Stated problem:
The listing below begins with the first line you should copy; stop after the line containing "0.248, 0.25, 0.252];", and drop every picture.

Records for this exercise:
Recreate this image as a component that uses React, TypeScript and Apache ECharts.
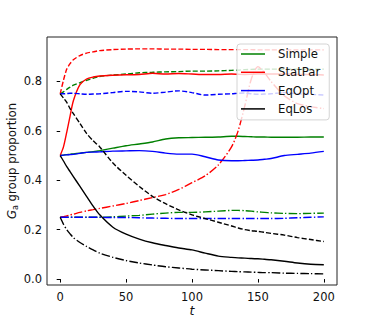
import React, { useEffect, useRef } from "react";
import * as echarts from "echarts";

const T = [0, 2.5, 5, 7.5, 10, 15, 20, 25, 30, 40, 50, 60, 70, 80, 90, 100, 110, 120, 130, 135, 140, 145, 150, 155, 160, 170, 180, 190, 200];

const SIMPLE_SOLID = [0.5, 0.502, 0.504, 0.505, 0.507, 0.51, 0.513, 0.516, 0.52, 0.53, 0.54, 0.547, 0.555, 0.567, 0.572, 0.573, 0.574, 0.575, 0.578, 0.578, 0.577, 0.576, 0.575, 0.575, 0.574, 0.574, 0.574, 0.575, 0.575];
const SIMPLE_DASHED = [0.75, 0.758, 0.768, 0.777, 0.785, 0.795, 0.805, 0.813, 0.82, 0.826, 0.83, 0.835, 0.837, 0.839, 0.84, 0.842, 0.842, 0.843, 0.845, 0.846, 0.848, 0.849, 0.85, 0.85, 0.85, 0.85, 0.85, 0.85, 0.85];
const SIMPLE_DASHDOT = [0.25, 0.25, 0.25, 0.25, 0.25, 0.25, 0.25, 0.25, 0.25, 0.252, 0.255, 0.258, 0.263, 0.267, 0.27, 0.27, 0.272, 0.275, 0.278, 0.278, 0.277, 0.275, 0.272, 0.27, 0.268, 0.266, 0.265, 0.266, 0.267];

const STATPAR_SOLID = [0.5, 0.535, 0.595, 0.66, 0.722, 0.787, 0.81, 0.818, 0.822, 0.825, 0.827, 0.828, 0.833, 0.83, 0.832, 0.83, 0.828, 0.828, 0.83, 0.829, 0.828, 0.829, 0.83, 0.83, 0.83, 0.83, 0.828, 0.828, 0.826];
const STATPAR_DASHED = [0.75, 0.805, 0.85, 0.872, 0.888, 0.905, 0.915, 0.92, 0.925, 0.929, 0.931, 0.932, 0.932, 0.931, 0.931, 0.93, 0.93, 0.929, 0.929, 0.929, 0.929, 0.929, 0.928, 0.928, 0.928, 0.928, 0.928, 0.928, 0.928];
const STATPAR_DASHDOT = [0.25, 0.253, 0.256, 0.26, 0.263, 0.27, 0.276, 0.281, 0.286, 0.296, 0.306, 0.318, 0.33, 0.342, 0.363, 0.39, 0.418, 0.462, 0.535, 0.6, 0.7, 0.81, 0.86, 0.835, 0.8, 0.742, 0.71, 0.698, 0.69];

const EQOPT_SOLID = [0.5, 0.502, 0.503, 0.504, 0.505, 0.509, 0.513, 0.514, 0.515, 0.518, 0.519, 0.52, 0.517, 0.51, 0.506, 0.506, 0.495, 0.482, 0.479, 0.479, 0.48, 0.481, 0.482, 0.485, 0.488, 0.5, 0.505, 0.51, 0.517];
const EQOPT_DASHED = [0.75, 0.75, 0.751, 0.752, 0.752, 0.75, 0.748, 0.749, 0.75, 0.755, 0.76, 0.758, 0.752, 0.757, 0.762, 0.755, 0.745, 0.748, 0.75, 0.752, 0.753, 0.75, 0.748, 0.749, 0.75, 0.755, 0.75, 0.748, 0.745];
const EQOPT_DASHDOT = [0.25, 0.25, 0.25, 0.25, 0.25, 0.25, 0.25, 0.25, 0.25, 0.249, 0.249, 0.248, 0.247, 0.246, 0.245, 0.245, 0.245, 0.245, 0.245, 0.245, 0.245, 0.245, 0.245, 0.245, 0.245, 0.246, 0.248, 0.25, 0.252];

const EQLOS_SOLID = [0.5, 0.478, 0.455, 0.435, 0.415, 0.375, 0.335, 0.295, 0.26, 0.21, 0.182, 0.162, 0.147, 0.136, 0.126, 0.118, 0.105, 0.093, 0.088, 0.086, 0.085, 0.083, 0.082, 0.08, 0.078, 0.072, 0.065, 0.06, 0.058];
const EQLOS_DASHED = [0.75, 0.733, 0.715, 0.69, 0.67, 0.63, 0.59, 0.56, 0.535, 0.47, 0.42, 0.375, 0.335, 0.305, 0.28, 0.26, 0.245, 0.23, 0.215, 0.207, 0.2, 0.196, 0.193, 0.189, 0.185, 0.178, 0.168, 0.16, 0.152];
const EQLOS_DASHDOT = [0.25, 0.222, 0.2, 0.183, 0.168, 0.148, 0.132, 0.118, 0.105, 0.088, 0.075, 0.065, 0.057, 0.05, 0.045, 0.04, 0.037, 0.034, 0.031, 0.03, 0.029, 0.028, 0.027, 0.026, 0.026, 0.024, 0.023, 0.022, 0.021];

const METHODS = ["Simple", "StatPar", "EqOpt", "EqLos"];
const COLORS = ["#008000", "#ff0000", "#0000ff", "#000000"];
const X_TICKS = [0, 50, 100, 150, 200];
const Y_TICKS = [0, 0.2, 0.4, 0.6, 0.8];

const FONT = "DejaVu Sans";
const LINE_ICON = "path://M0,0 L24,0 L24,1.5 L0,1.5 Z";

function mk(name: string, color: string, vals: number[], dash: any) {
  return {
    type: "line",
    name,
    data: T.map((t, i) => [t, vals[i]]),
    symbol: "none",
    showSymbol: false,
    smooth: 0.25,
    lineStyle: { color, width: 1.4, type: dash },
    itemStyle: { color },
    emphasis: { disabled: true },
    silent: true,
  };
}

export default function App() {
  const ref = useRef<HTMLDivElement>(null);
  useEffect(() => {
    if (!ref.current) return;
    const chart = echarts.init(ref.current, undefined, { renderer: "svg" });
    const groups = [
      [SIMPLE_SOLID, SIMPLE_DASHED, SIMPLE_DASHDOT],
      [STATPAR_SOLID, STATPAR_DASHED, STATPAR_DASHDOT],
      [EQOPT_SOLID, EQOPT_DASHED, EQOPT_DASHDOT],
      [EQLOS_SOLID, EQLOS_DASHED, EQLOS_DASHDOT],
    ];
    const series: any[] = [];
    groups.forEach((g, k) => {
      series.push(mk(METHODS[k], COLORS[k], g[0], "solid"));
      series.push(mk(METHODS[k] + " (dashed)", COLORS[k], g[1], [5, 2.2]));
      series.push(mk(METHODS[k] + " (dash-dot)", COLORS[k], g[2], [8.5, 2.2, 1.4, 2.2]));
    });
    chart.setOption({
      animation: false,
      backgroundColor: "#fff",
      grid: {
        left: 47,
        right: 37,
        top: 37,
        bottom: 35,
        containLabel: false,
        outerBoundsMode: "none",
        show: true,
        borderColor: "#222",
        borderWidth: 1,
        backgroundColor: "transparent",
      },
      legend: {
        data: METHODS.map((m) => ({ name: m, icon: LINE_ICON })),
        orient: "vertical",
        left: 237,
        top: 44,
        itemWidth: 24,
        itemHeight: 14,
        itemGap: 4.3,
        padding: [3, 9, 4, 4],
        backgroundColor: "rgba(255,255,255,0.8)",
        borderColor: "#d4d4d4",
        borderWidth: 1,
        borderRadius: 3,
        selectedMode: false,
        textStyle: {
          fontFamily: FONT,
          fontSize: 11.7,
          color: "#111",
          lineHeight: 14,
          padding: [0, 0, 0, 8],
        },
      },
      xAxis: {
        type: "value",
        min: -10,
        max: 210,
        axisLine: { show: false },
        axisTick: {
          show: true,
          length: 3.5,
          lineStyle: { color: "#000" },
          customValues: X_TICKS,
        },
        axisLabel: {
          customValues: X_TICKS,
          margin: 6,
          fontSize: 11.5,
          fontFamily: FONT,
          color: "#111",
        },
        splitLine: { show: false },
        name: "t",
        nameLocation: "middle",
        nameGap: 18,
        nameMoveOverlap: false,
        nameTextStyle: {
          fontFamily: FONT,
          fontStyle: "italic",
          fontSize: 12.5,
          lineHeight: 14,
          color: "#111",
        },
      },
      yAxis: {
        type: "value",
        min: -0.024,
        max: 0.98,
        axisLine: { show: false },
        axisTick: {
          show: true,
          length: 3.5,
          lineStyle: { color: "#000" },
          customValues: Y_TICKS,
        },
        axisLabel: {
          customValues: Y_TICKS,
          margin: 5,
          fontSize: 11.5,
          fontFamily: FONT,
          color: "#111",
          formatter: (v: number) => v.toFixed(1),
        },
        splitLine: { show: false },
        name: "{i|G}{s|a} group proportion",
        nameLocation: "middle",
        nameRotate: 90,
        nameGap: 28,
        nameMoveOverlap: false,
        nameTextStyle: {
          fontFamily: FONT,
          fontSize: 11.7,
          color: "#111",
          rich: {
            i: { fontFamily: FONT, fontStyle: "italic", fontSize: 11.7, color: "#111", lineHeight: 14 },
            s: { fontFamily: FONT, fontSize: 8, color: "#111", verticalAlign: "bottom", lineHeight: 9 },
          },
        },
      },
      series,
    });
    return () => chart.dispose();
  }, []);
  return (
    <div
      ref={ref}
      style={{ position: "fixed", left: 0, top: 0, width: 374, height: 320, background: "#fff" }}
    />
  );
}
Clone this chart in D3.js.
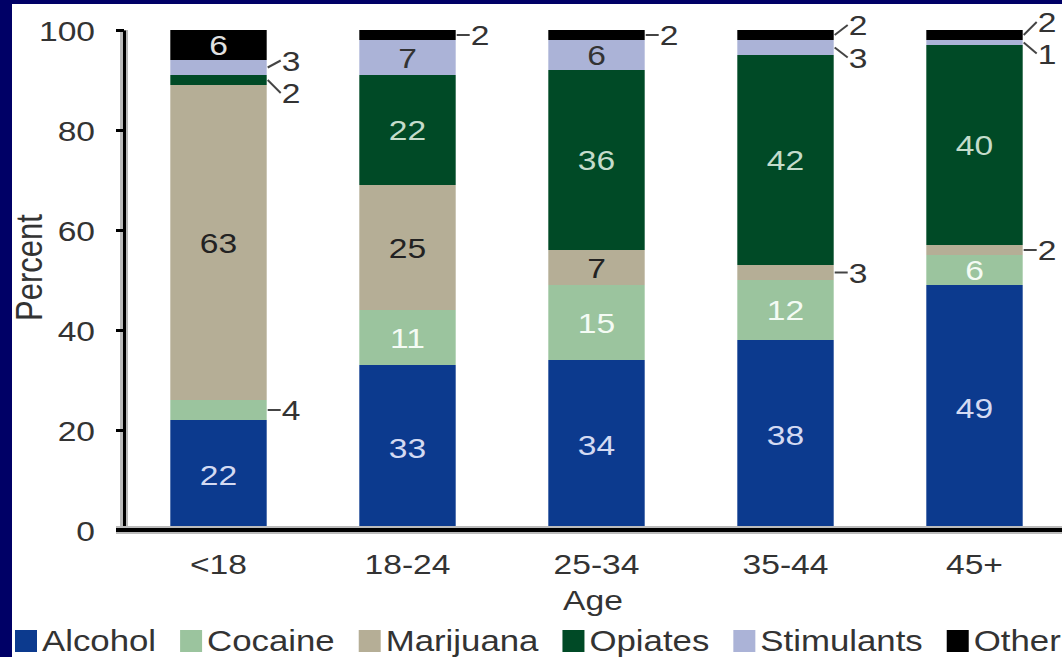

Answer below:
Recreate this image as a component that uses React, TypeScript and Apache ECharts.
import React, { useEffect, useRef } from "react";
import * as echarts from "echarts";

const T = [0, 2.5, 5, 7.5, 10, 15, 20, 25, 30, 40, 50, 60, 70, 80, 90, 100, 110, 120, 130, 135, 140, 145, 150, 155, 160, 170, 180, 190, 200];

const SIMPLE_SOLID = [0.5, 0.502, 0.504, 0.505, 0.507, 0.51, 0.513, 0.516, 0.52, 0.53, 0.54, 0.547, 0.555, 0.567, 0.572, 0.573, 0.574, 0.575, 0.578, 0.578, 0.577, 0.576, 0.575, 0.575, 0.574, 0.574, 0.574, 0.575, 0.575];
const SIMPLE_DASHED = [0.75, 0.758, 0.768, 0.777, 0.785, 0.795, 0.805, 0.813, 0.82, 0.826, 0.83, 0.835, 0.837, 0.839, 0.84, 0.842, 0.842, 0.843, 0.845, 0.846, 0.848, 0.849, 0.85, 0.85, 0.85, 0.85, 0.85, 0.85, 0.85];
const SIMPLE_DASHDOT = [0.25, 0.25, 0.25, 0.25, 0.25, 0.25, 0.25, 0.25, 0.25, 0.252, 0.255, 0.258, 0.263, 0.267, 0.27, 0.27, 0.272, 0.275, 0.278, 0.278, 0.277, 0.275, 0.272, 0.27, 0.268, 0.266, 0.265, 0.266, 0.267];

const STATPAR_SOLID = [0.5, 0.535, 0.595, 0.66, 0.722, 0.787, 0.81, 0.818, 0.822, 0.825, 0.827, 0.828, 0.833, 0.83, 0.832, 0.83, 0.828, 0.828, 0.83, 0.829, 0.828, 0.829, 0.83, 0.83, 0.83, 0.83, 0.828, 0.828, 0.826];
const STATPAR_DASHED = [0.75, 0.805, 0.85, 0.872, 0.888, 0.905, 0.915, 0.92, 0.925, 0.929, 0.931, 0.932, 0.932, 0.931, 0.931, 0.93, 0.93, 0.929, 0.929, 0.929, 0.929, 0.929, 0.928, 0.928, 0.928, 0.928, 0.928, 0.928, 0.928];
const STATPAR_DASHDOT = [0.25, 0.253, 0.256, 0.26, 0.263, 0.27, 0.276, 0.281, 0.286, 0.296, 0.306, 0.318, 0.33, 0.342, 0.363, 0.39, 0.418, 0.462, 0.535, 0.6, 0.7, 0.81, 0.86, 0.835, 0.8, 0.742, 0.71, 0.698, 0.69];

const EQOPT_SOLID = [0.5, 0.502, 0.503, 0.504, 0.505, 0.509, 0.513, 0.514, 0.515, 0.518, 0.519, 0.52, 0.517, 0.51, 0.506, 0.506, 0.495, 0.482, 0.479, 0.479, 0.48, 0.481, 0.482, 0.485, 0.488, 0.5, 0.505, 0.51, 0.517];
const EQOPT_DASHED = [0.75, 0.75, 0.751, 0.752, 0.752, 0.75, 0.748, 0.749, 0.75, 0.755, 0.76, 0.758, 0.752, 0.757, 0.762, 0.755, 0.745, 0.748, 0.75, 0.752, 0.753, 0.75, 0.748, 0.749, 0.75, 0.755, 0.75, 0.748, 0.745];
const EQOPT_DASHDOT = [0.25, 0.25, 0.25, 0.25, 0.25, 0.25, 0.25, 0.25, 0.25, 0.249, 0.249, 0.248, 0.247, 0.246, 0.245, 0.245, 0.245, 0.245, 0.245, 0.245, 0.245, 0.245, 0.245, 0.245, 0.245, 0.246, 0.248, 0.25, 0.252];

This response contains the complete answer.